Prompt: Reproduce nothing but the lines from the start of the material through the line that includes "PW, PH = W - L - R, H - T - B", both ends included, and omit every picture.

[Recorded data]
[BEGIN]

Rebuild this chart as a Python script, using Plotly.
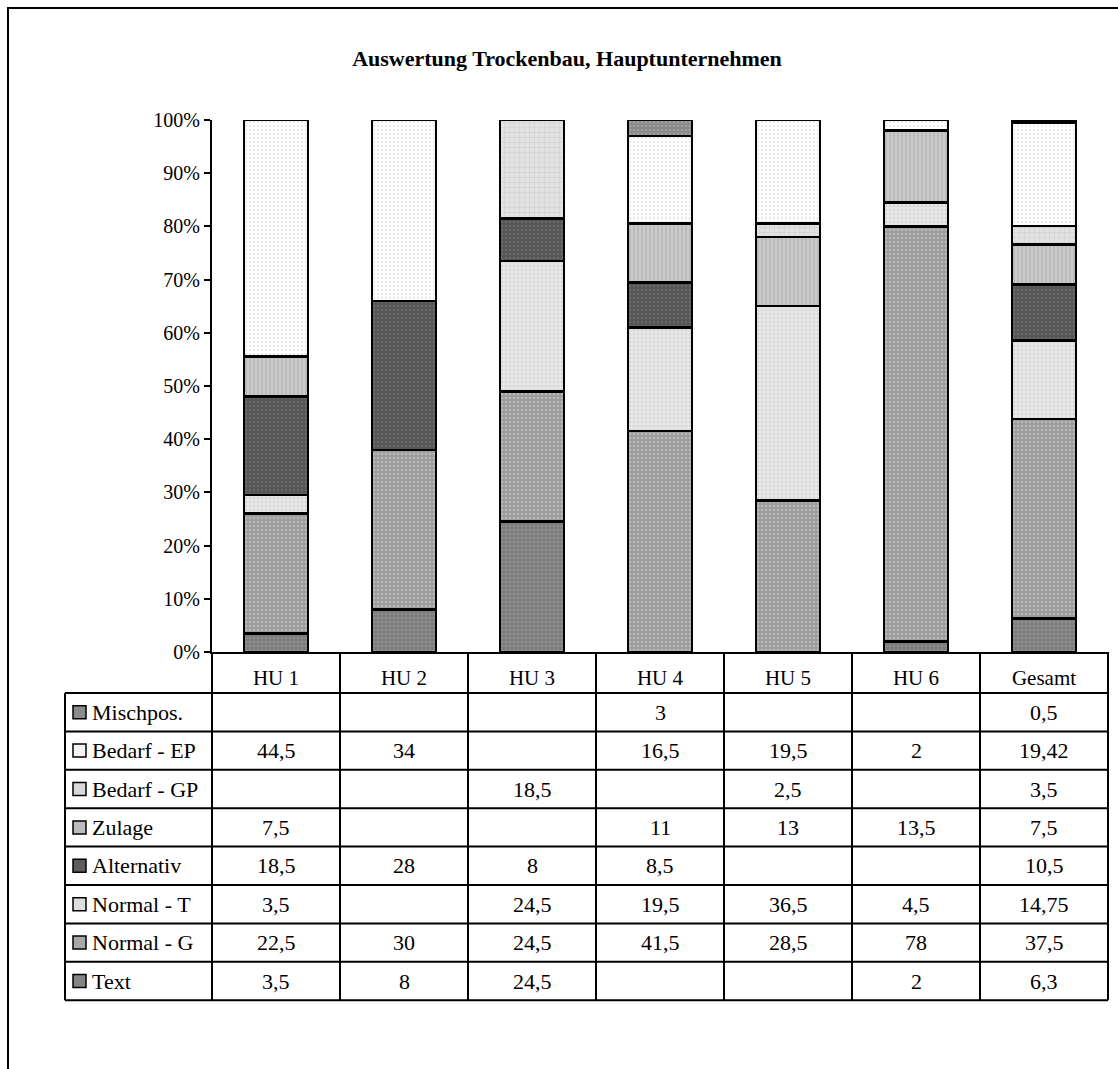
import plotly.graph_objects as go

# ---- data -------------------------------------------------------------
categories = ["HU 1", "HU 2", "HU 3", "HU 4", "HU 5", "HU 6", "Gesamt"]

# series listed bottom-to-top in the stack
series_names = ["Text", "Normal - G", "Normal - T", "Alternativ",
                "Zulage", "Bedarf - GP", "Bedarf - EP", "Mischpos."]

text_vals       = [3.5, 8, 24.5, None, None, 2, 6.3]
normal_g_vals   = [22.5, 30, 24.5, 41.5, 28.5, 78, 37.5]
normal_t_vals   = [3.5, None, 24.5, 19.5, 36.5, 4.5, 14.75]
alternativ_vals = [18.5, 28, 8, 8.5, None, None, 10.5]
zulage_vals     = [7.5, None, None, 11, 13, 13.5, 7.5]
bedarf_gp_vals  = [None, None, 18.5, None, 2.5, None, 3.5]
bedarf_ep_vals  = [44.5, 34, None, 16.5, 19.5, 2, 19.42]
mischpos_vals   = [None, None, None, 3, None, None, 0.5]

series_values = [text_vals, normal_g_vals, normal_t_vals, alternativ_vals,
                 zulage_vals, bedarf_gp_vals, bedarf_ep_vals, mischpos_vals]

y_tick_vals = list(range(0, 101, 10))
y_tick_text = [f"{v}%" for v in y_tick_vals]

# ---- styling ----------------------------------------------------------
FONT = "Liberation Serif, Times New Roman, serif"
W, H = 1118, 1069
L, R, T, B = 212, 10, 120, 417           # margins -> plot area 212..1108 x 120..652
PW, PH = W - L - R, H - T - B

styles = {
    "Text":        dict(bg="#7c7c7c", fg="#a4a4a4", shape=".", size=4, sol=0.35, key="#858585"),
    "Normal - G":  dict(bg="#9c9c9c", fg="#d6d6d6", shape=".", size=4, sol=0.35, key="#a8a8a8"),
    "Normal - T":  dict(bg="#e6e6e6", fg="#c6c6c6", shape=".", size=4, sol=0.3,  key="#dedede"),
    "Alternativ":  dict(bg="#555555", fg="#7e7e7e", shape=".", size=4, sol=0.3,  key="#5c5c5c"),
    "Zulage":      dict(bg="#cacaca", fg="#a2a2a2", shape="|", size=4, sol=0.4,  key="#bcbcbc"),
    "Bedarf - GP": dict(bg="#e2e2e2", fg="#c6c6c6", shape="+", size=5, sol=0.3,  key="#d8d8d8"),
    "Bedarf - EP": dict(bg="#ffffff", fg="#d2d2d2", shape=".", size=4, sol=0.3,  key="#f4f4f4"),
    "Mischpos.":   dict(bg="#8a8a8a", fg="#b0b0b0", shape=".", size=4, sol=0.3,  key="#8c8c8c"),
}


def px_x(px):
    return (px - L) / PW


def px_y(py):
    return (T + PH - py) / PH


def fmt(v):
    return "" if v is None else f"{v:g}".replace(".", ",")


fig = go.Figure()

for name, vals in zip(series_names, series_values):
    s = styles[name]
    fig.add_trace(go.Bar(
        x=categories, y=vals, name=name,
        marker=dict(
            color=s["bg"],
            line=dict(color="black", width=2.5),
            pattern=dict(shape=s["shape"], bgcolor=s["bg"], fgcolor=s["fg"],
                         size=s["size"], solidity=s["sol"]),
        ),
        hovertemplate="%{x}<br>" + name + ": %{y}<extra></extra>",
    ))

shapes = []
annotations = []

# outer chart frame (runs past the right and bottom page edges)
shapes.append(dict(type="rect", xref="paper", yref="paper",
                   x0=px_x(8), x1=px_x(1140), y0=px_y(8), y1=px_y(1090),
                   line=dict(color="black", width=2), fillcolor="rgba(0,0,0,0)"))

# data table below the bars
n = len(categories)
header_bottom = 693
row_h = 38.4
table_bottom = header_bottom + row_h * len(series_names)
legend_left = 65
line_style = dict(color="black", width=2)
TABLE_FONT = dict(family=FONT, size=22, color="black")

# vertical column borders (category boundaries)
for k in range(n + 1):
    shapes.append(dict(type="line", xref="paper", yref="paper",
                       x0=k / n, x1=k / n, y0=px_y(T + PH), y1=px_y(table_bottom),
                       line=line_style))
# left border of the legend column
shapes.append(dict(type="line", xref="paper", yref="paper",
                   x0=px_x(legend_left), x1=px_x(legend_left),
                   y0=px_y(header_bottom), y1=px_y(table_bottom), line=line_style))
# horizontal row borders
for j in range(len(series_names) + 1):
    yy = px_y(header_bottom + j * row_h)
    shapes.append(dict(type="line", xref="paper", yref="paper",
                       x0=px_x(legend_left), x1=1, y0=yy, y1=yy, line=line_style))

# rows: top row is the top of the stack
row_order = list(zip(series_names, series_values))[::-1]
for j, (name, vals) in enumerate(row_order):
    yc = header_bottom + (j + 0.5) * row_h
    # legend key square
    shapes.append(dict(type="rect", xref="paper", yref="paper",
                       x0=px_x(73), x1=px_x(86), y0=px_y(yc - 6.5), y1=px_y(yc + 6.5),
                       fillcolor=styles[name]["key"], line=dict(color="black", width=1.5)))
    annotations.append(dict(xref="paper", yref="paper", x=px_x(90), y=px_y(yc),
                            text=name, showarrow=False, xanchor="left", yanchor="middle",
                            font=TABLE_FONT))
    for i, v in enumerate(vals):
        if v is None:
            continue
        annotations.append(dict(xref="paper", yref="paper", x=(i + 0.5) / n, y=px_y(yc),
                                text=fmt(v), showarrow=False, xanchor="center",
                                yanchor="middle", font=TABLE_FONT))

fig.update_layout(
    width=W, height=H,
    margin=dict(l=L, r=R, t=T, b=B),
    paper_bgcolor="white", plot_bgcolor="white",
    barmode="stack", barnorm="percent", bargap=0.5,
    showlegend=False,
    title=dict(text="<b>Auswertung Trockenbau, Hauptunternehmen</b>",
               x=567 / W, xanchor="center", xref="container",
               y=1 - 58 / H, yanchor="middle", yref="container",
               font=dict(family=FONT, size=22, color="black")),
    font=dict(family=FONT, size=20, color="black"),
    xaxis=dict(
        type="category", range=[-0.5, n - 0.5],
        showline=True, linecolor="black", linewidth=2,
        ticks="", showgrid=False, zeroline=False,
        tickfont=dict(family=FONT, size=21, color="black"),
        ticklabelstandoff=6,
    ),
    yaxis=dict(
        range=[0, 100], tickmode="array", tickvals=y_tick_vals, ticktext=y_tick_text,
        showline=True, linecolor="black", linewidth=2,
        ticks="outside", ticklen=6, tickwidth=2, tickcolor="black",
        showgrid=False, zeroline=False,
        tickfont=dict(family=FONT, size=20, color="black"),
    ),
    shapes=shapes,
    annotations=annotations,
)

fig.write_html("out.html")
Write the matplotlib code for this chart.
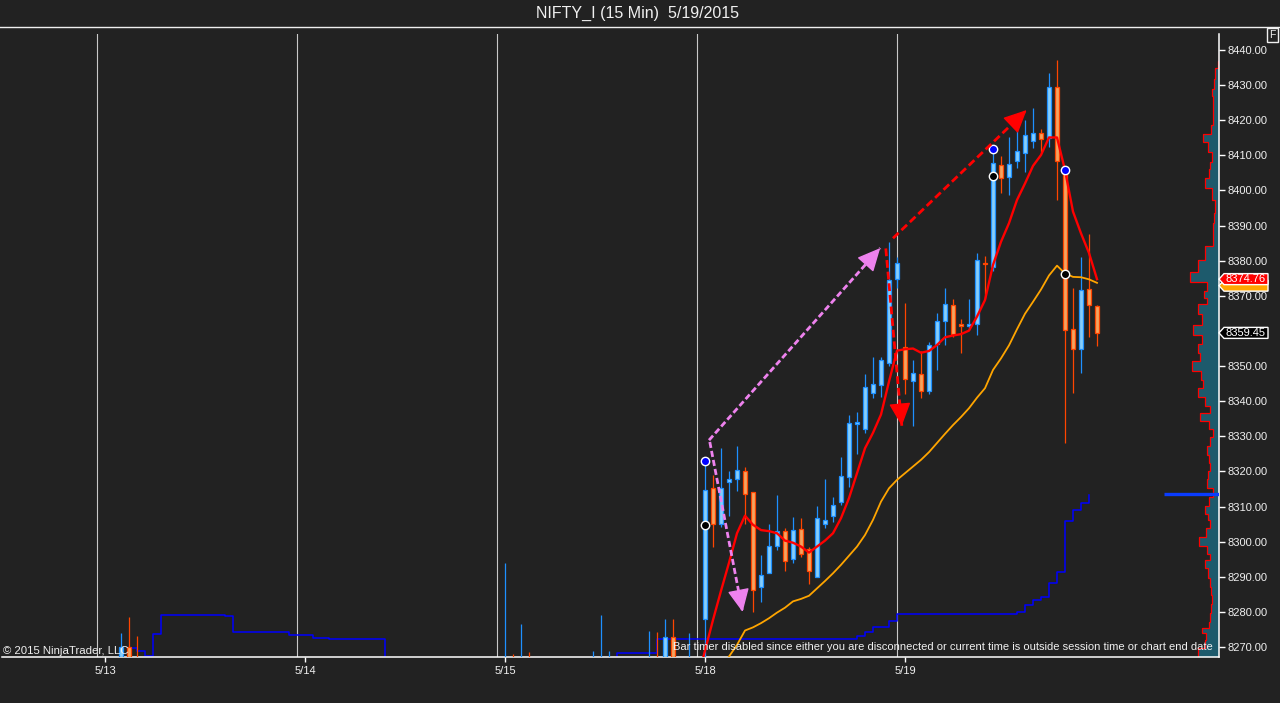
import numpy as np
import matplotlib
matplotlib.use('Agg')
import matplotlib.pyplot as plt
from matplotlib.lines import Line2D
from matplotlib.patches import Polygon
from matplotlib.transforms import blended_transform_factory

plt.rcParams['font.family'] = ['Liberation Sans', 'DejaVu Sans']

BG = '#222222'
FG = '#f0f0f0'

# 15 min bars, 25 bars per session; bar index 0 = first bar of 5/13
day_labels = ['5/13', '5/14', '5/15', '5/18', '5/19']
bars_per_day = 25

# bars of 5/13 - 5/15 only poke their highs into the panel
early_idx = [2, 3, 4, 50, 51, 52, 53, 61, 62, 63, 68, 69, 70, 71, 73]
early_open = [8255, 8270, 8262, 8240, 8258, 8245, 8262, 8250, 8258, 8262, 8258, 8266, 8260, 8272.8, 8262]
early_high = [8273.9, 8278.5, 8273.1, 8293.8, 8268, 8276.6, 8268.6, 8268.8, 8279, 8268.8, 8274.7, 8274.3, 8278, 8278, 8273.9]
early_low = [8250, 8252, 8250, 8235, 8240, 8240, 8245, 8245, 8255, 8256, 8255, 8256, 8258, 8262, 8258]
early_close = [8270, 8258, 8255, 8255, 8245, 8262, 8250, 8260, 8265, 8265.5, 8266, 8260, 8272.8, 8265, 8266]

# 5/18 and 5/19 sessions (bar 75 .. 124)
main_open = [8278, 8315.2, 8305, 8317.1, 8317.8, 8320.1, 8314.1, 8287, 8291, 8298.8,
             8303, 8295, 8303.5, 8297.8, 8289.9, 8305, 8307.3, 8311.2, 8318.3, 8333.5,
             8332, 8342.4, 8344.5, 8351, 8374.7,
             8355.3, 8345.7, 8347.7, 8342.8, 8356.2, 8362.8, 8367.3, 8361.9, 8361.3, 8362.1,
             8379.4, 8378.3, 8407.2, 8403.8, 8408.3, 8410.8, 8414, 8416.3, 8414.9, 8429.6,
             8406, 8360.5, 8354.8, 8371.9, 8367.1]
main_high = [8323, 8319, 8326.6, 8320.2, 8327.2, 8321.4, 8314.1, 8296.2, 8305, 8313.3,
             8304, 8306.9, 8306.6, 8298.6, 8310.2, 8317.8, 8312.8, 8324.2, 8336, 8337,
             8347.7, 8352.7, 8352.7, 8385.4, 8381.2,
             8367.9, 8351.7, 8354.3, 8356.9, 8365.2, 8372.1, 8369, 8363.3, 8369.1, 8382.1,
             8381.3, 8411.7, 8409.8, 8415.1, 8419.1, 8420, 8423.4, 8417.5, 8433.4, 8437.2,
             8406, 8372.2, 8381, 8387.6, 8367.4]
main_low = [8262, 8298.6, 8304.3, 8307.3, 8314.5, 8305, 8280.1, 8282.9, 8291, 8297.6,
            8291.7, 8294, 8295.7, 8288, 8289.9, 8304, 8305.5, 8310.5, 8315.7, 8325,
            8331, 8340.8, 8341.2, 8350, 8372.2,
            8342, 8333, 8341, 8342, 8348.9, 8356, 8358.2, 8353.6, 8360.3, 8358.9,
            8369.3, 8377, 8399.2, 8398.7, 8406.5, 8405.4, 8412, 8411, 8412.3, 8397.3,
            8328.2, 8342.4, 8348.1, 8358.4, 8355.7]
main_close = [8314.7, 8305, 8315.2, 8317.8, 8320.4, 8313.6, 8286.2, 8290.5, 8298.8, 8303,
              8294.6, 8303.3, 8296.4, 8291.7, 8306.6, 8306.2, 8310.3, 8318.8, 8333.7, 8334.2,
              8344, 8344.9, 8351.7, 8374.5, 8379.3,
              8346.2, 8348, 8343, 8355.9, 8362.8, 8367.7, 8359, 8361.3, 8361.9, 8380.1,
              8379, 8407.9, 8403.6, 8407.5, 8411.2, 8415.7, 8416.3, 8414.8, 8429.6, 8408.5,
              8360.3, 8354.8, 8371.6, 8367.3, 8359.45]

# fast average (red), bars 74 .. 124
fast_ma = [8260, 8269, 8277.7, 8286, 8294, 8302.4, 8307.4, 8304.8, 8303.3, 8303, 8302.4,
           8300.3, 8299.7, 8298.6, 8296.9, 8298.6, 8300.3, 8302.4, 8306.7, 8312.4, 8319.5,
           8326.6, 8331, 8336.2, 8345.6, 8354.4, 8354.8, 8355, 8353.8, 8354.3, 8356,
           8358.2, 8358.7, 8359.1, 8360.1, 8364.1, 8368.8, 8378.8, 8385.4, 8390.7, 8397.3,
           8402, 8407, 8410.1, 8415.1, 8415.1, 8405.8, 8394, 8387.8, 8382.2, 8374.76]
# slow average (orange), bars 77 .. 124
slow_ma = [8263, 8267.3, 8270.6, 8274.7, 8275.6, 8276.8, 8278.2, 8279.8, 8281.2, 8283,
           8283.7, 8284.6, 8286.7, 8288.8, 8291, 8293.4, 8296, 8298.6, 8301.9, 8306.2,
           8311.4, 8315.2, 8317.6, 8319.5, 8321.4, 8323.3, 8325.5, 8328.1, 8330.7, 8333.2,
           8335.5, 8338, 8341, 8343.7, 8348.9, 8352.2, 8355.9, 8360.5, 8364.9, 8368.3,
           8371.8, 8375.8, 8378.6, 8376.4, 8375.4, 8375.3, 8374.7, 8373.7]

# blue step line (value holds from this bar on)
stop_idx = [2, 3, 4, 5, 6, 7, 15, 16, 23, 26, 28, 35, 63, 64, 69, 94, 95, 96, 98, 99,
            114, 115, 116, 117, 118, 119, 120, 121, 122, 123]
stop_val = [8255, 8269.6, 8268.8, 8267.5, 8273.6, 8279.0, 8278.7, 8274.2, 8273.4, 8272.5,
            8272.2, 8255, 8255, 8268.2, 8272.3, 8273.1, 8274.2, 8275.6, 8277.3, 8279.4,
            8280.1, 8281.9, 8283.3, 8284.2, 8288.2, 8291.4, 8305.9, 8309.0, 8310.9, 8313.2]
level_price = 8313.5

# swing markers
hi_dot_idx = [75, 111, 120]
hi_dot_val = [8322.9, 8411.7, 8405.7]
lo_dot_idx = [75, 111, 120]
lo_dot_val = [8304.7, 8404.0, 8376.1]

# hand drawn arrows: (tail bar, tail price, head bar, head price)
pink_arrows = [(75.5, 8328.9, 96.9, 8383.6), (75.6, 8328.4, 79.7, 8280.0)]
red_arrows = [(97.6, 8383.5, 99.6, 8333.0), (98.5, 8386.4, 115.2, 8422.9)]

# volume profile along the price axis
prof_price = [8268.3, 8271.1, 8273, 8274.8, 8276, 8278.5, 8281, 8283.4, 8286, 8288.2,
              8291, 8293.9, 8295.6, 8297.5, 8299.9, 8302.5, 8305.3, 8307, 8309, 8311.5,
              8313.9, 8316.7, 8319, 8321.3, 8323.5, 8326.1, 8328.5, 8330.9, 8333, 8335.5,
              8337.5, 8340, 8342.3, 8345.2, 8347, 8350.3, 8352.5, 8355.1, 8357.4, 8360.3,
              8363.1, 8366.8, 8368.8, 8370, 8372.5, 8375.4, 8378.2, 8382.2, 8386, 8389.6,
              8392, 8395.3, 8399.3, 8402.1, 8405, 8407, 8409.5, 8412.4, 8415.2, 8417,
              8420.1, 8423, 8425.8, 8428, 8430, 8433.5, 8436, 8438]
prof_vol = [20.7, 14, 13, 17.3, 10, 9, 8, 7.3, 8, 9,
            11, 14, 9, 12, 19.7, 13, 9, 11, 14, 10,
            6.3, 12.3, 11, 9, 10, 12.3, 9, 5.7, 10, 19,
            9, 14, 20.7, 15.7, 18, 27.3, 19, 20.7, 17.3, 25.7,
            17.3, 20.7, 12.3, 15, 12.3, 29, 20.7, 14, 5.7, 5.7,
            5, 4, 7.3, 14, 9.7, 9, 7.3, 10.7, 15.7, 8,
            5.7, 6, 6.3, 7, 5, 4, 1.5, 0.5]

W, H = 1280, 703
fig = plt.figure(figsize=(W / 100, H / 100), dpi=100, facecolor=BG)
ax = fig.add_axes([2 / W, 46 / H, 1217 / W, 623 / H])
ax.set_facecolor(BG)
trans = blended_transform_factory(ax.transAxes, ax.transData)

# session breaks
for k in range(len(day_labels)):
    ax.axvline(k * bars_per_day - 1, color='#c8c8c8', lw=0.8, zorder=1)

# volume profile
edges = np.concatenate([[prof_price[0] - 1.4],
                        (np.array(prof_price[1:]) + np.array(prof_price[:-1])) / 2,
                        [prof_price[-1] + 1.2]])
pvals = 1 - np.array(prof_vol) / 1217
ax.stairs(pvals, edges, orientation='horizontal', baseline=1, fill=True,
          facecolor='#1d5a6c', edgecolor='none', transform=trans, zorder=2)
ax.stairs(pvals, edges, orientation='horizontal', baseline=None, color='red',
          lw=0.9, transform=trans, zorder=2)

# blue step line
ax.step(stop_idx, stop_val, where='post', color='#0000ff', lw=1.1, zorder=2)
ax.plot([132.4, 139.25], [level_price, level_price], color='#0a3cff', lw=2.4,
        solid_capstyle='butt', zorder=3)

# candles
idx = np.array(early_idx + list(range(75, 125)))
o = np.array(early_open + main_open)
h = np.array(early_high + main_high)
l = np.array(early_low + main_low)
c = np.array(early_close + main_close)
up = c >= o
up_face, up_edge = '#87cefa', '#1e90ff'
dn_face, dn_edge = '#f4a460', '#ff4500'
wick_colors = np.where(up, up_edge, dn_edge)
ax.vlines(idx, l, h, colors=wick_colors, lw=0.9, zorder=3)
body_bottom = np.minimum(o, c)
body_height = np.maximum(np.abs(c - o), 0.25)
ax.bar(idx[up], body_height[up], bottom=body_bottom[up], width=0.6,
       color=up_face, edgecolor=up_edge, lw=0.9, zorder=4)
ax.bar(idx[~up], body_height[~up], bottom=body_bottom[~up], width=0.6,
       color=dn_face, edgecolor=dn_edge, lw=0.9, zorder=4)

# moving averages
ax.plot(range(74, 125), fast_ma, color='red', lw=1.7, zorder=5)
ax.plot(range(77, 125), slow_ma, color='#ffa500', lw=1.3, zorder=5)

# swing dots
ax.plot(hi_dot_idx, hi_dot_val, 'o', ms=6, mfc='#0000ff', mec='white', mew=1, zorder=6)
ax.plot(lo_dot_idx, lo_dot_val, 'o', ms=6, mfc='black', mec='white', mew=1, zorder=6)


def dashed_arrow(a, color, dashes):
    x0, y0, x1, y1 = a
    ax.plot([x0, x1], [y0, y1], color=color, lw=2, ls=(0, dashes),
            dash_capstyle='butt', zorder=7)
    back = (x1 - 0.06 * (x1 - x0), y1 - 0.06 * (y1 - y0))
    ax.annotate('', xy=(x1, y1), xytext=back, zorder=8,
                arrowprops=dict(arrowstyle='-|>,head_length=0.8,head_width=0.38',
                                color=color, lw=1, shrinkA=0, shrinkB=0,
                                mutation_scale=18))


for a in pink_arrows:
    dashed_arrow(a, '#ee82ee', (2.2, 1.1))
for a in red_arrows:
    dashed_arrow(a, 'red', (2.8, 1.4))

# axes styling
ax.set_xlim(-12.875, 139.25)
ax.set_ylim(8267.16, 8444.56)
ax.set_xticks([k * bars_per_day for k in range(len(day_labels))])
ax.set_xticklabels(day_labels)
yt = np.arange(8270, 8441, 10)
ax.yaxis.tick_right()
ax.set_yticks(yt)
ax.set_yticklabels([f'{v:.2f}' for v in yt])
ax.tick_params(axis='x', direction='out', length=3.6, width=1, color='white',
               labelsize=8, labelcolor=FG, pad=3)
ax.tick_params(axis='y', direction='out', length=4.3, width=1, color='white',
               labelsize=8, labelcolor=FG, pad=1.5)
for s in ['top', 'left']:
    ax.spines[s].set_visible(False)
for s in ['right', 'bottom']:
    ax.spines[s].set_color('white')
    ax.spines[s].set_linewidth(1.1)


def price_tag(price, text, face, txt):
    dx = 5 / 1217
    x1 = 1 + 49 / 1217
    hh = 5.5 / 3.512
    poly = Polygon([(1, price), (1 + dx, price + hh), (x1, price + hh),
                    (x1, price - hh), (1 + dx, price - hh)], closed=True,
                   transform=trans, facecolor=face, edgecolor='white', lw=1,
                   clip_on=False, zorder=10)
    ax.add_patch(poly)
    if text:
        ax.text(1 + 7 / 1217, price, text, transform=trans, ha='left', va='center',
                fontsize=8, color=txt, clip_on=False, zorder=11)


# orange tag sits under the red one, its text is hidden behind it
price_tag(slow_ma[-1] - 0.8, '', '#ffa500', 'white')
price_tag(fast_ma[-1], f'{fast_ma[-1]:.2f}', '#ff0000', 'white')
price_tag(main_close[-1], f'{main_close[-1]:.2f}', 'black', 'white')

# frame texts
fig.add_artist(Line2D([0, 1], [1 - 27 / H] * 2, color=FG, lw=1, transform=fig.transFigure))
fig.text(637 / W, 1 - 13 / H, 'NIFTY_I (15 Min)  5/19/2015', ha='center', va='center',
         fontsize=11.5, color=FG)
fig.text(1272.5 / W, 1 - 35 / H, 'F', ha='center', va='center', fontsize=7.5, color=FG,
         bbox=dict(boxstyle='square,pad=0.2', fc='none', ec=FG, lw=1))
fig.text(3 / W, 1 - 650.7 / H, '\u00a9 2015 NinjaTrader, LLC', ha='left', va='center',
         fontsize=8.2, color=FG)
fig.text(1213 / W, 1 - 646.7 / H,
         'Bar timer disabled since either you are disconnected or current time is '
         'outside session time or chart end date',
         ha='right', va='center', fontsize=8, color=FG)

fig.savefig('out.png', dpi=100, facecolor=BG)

[END]

Output for this exercise:
Rebuild this chart as a Python script, using Plotly.
import plotly.graph_objects as go

# ---- data -------------------------------------------------------------
categories = ["HU 1", "HU 2", "HU 3", "HU 4", "HU 5", "HU 6", "Gesamt"]

# series listed bottom-to-top in the stack
series_names = ["Text", "Normal - G", "Normal - T", "Alternativ",
                "Zulage", "Bedarf - GP", "Bedarf - EP", "Mischpos."]

text_vals       = [3.5, 8, 24.5, None, None, 2, 6.3]
normal_g_vals   = [22.5, 30, 24.5, 41.5, 28.5, 78, 37.5]
normal_t_vals   = [3.5, None, 24.5, 19.5, 36.5, 4.5, 14.75]
alternativ_vals = [18.5, 28, 8, 8.5, None, None, 10.5]
zulage_vals     = [7.5, None, None, 11, 13, 13.5, 7.5]
bedarf_gp_vals  = [None, None, 18.5, None, 2.5, None, 3.5]
bedarf_ep_vals  = [44.5, 34, None, 16.5, 19.5, 2, 19.42]
mischpos_vals   = [None, None, None, 3, None, None, 0.5]

series_values = [text_vals, normal_g_vals, normal_t_vals, alternativ_vals,
                 zulage_vals, bedarf_gp_vals, bedarf_ep_vals, mischpos_vals]

y_tick_vals = list(range(0, 101, 10))
y_tick_text = [f"{v}%" for v in y_tick_vals]

# ---- styling ----------------------------------------------------------
FONT = "Liberation Serif, Times New Roman, serif"
W, H = 1118, 1069
L, R, T, B = 212, 10, 120, 417           # margins -> plot area 212..1108 x 120..652
PW, PH = W - L - R, H - T - B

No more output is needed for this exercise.